Entre le brassage domestique et le grand atelier centralisé de brassage, une solution intermédiaire a été adoptée : les ateliers de brassage locaux. Nous ignorons les règles qui président au choix de telle ou telle organisation et le poids des administrations de chaque nome (province) dans ce domaine.
L’administrateur du domaine organisait des ateliers-brasserie à la fois pour maîtriser le cycle technique de brassage et pourvoir régulièrement en bière des équipes locales de travail d’une centaine ou plus d’ouvriers. Un contremaître contrôle sur place le travail des ouvriers-ouvrières de brasserie, comme Kha-bau-Seker qui porte le titre de "Contrôleur des femmes du brassage". Le personnel semble avoir été autant féminin que masculin, mais pas les tâches.
La gestion de ces ateliers de brassage nous vaut leur description sur des fresques de mastabas (construction funéraire) construites et décorées pour des administrateurs de domaines royaux.

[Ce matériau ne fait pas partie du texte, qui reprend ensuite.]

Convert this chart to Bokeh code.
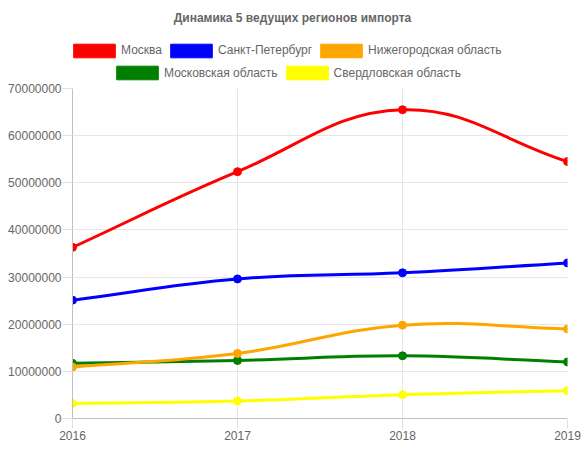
import math
from bokeh.plotting import figure
from bokeh.layouts import column
from bokeh.models import (Range1d, FixedTicker, Legend, LegendItem, Label,
                          NumeralTickFormatter, BasicTickFormatter)
from bokeh.embed import file_html
from bokeh.resources import INLINE

# ---- data ----
title_text = "Динамика 5 ведущих регионов импорта"
years = [2016, 2017, 2018, 2019]
series_names = ["Москва", "Санкт-Петербург", "Нижегородская область",
                "Московская область", "Свердловская область"]
moscow = [36300000, 52350000, 65500000, 54500000]
spb = [25100000, 29600000, 30900000, 33000000]
nizhny = [10900000, 13800000, 19800000, 19000000]
mosobl = [11700000, 12300000, 13300000, 12000000]
sverdl = [3200000, 3700000, 5050000, 5900000]
series_values = [moscow, spb, nizhny, mosobl, sverdl]
colors = ["#ff0000", "#0000ff", "#ffa500", "#008000", "#ffff00"]
y_ticks = [0, 10000000, 20000000, 30000000, 40000000, 50000000, 60000000, 70000000]

Y_MIN, Y_MAX = 0, 70000000
X_MIN, X_MAX = 2016, 2019
FRAME_W, FRAME_H = 495, 330
SX = FRAME_W / (X_MAX - X_MIN)
SY = FRAME_H / (Y_MAX - Y_MIN)
FONT = "Liberation Sans"
TXT = "#666666"
W = 584
HEADER_H = 81
LEFT, RIGHT = 72, 17


def spline_controls(xs, ys, tension=0.4):
    """Chart.js-style control points, computed in pixel space."""
    px = [(x - X_MIN) * SX for x in xs]
    py = [(y - Y_MIN) * SY for y in ys]
    n = len(px)
    prev_c, next_c = [], []
    for i in range(n):
        a, b = max(i - 1, 0), min(i + 1, n - 1)
        d01 = math.hypot(px[i] - px[a], py[i] - py[a])
        d12 = math.hypot(px[b] - px[i], py[b] - py[i])
        tot = d01 + d12
        s01 = d01 / tot if tot else 0
        s12 = d12 / tot if tot else 0
        fa, fb = tension * s01, tension * s12
        dx, dy = px[b] - px[a], py[b] - py[a]
        prev_c.append((px[i] - fa * dx, py[i] - fa * dy))
        next_c.append((px[i] + fb * dx, py[i] + fb * dy))

    def back(c):
        x = min(max(c[0], 0), FRAME_W) / SX + X_MIN
        y = min(max(c[1], 0), FRAME_H) / SY + Y_MIN
        return x, y

    return [back(c) for c in prev_c], [back(c) for c in next_c]


# ---------- header (title + legend) ----------
h = figure(width=W, height=HEADER_H, x_range=Range1d(0, 1), y_range=Range1d(0, 1),
           x_axis_type=None, y_axis_type=None, output_backend="svg",
           toolbar_location=None, min_border_left=LEFT, min_border_right=RIGHT,
           min_border_top=0, min_border_bottom=0)
h.outline_line_color = None
h.xgrid.visible = False
h.ygrid.visible = False
h.background_fill_color = "white"
h.border_fill_color = "white"

# hidden renderers, used only to give the legend its colour boxes
swatches = []
for col in colors:
    r = h.rect(x=[0.5], y=[0.5], width=1, height=1, fill_color=col,
               line_color=col, line_join="miter")
    r.visible = False
    swatches.append(r)


def add_legend(idx, loc):
    items = [LegendItem(label=series_names[i], renderers=[swatches[i]]) for i in idx]
    lg = Legend(items=items, location=loc, orientation="horizontal",
                glyph_width=52, glyph_height=17, label_standoff=1, spacing=3,
                padding=0, margin=0, border_line_color=None,
                background_fill_alpha=0, label_height=14,
                inactive_fill_alpha=0,
                label_text_font=FONT, label_text_font_size="12px",
                label_text_color=TXT)
    h.add_layout(lg)


add_legend([0, 1, 2], (68 - LEFT, HEADER_H - 58.5))
add_legend([3, 4], (111 - LEFT, HEADER_H - 81))

h.add_layout(Label(x=292 - LEFT, y=HEADER_H - 17.5, x_units="screen", y_units="screen",
                   text=title_text, text_align="center", text_baseline="middle",
                   text_font=FONT, text_font_size="12px", text_font_style="bold",
                   text_color=TXT))

# ---------- main chart ----------
p = figure(width=W, height=369,
           x_range=Range1d(X_MIN, X_MAX), y_range=Range1d(Y_MIN, Y_MAX),
           output_backend="svg", toolbar_location=None,
           min_border_left=LEFT, min_border_right=RIGHT,
           min_border_top=7, min_border_bottom=32)
p.outline_line_color = None
p.background_fill_color = "white"
p.border_fill_color = "white"

p.xgrid.ticker = FixedTicker(ticks=years)
p.ygrid.ticker = FixedTicker(ticks=y_ticks)
p.xgrid.grid_line_color = "#e6e6e6"
p.ygrid.grid_line_color = "#e6e6e6"

p.xaxis.ticker = FixedTicker(ticks=years)
p.yaxis.ticker = FixedTicker(ticks=y_ticks)
p.xaxis.formatter = BasicTickFormatter(use_scientific=False)
p.yaxis.formatter = NumeralTickFormatter(format="0")
for ax in (p.xaxis, p.yaxis):
    ax.axis_line_color = "#bfbfbf"
    ax.major_tick_line_color = "#e0e0e0"
    ax.major_tick_in = 0
    ax.major_tick_out = 10
    ax.minor_tick_line_color = None
    ax.major_label_text_font = FONT
    ax.major_label_text_font_size = "12px"
    ax.major_label_text_color = TXT
p.xaxis.major_label_standoff = 2
p.yaxis.major_label_standoff = 1

# Chart.js draws the first dataset on top -> draw in reverse order
for vals, col in reversed(list(zip(series_values, colors))):
    prev_c, next_c = spline_controls(years, vals)
    p.bezier(x0=years[:-1], y0=vals[:-1], x1=years[1:], y1=vals[1:],
             cx0=[c[0] for c in next_c[:-1]], cy0=[c[1] for c in next_c[:-1]],
             cx1=[c[0] for c in prev_c[1:]], cy1=[c[1] for c in prev_c[1:]],
             line_color=col, line_width=3)
    p.scatter(years, vals, size=8, fill_color=col, line_color=col)

layout = column(h, p, spacing=0)
open("out.html", "w").write(file_html(layout, INLINE))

Ces peintures commandées par eux disent combien ces gestionnaires sont fiers de leurs accomplissements et désireux que ce bonheur (bière à volonté) se poursuive dans l’autre-monde.
Ces fresques forment un ensemble documentaire inestimable. Elles décrivent le cycle de brassage, la succession des opérations et le personnel de brasserie. Les variantes techniques qu'elles présentent montrent que l’organisation générale des ateliers fluctue selon leur taille, la fréquence des brassins et le type de bière produit, mais aussi les méthodes de brassage qui ne sont pas aussi standardisées qu'on le croit. La standardisation de la brasserie et l'hégémonie de la technique du maltage et son industrialisation sont des inventions modernes occidentales.
[1] Janssen Jac J. 1997, Village Varia. Ten studies on the history and administration of Deir-el-Medina, pp 13-35.
[2] Janssen Jac J. 1975, Commodity Prices from the Ramessid Period, p. 460. Le sac khar = 76,8 litres au Nouvel-Empire, période d'activité de Deir el-Medineh. Le khar de l'Ancien empire égyptien équivaut à 48 litres.
[3] 17 ouvriers, 1 contremaître, 1 scribe, 1 garde, 2 jeunes hommes, une ou deux femmes-esclaves, 1 portier et un "docteur" (Janssen 1997, 14).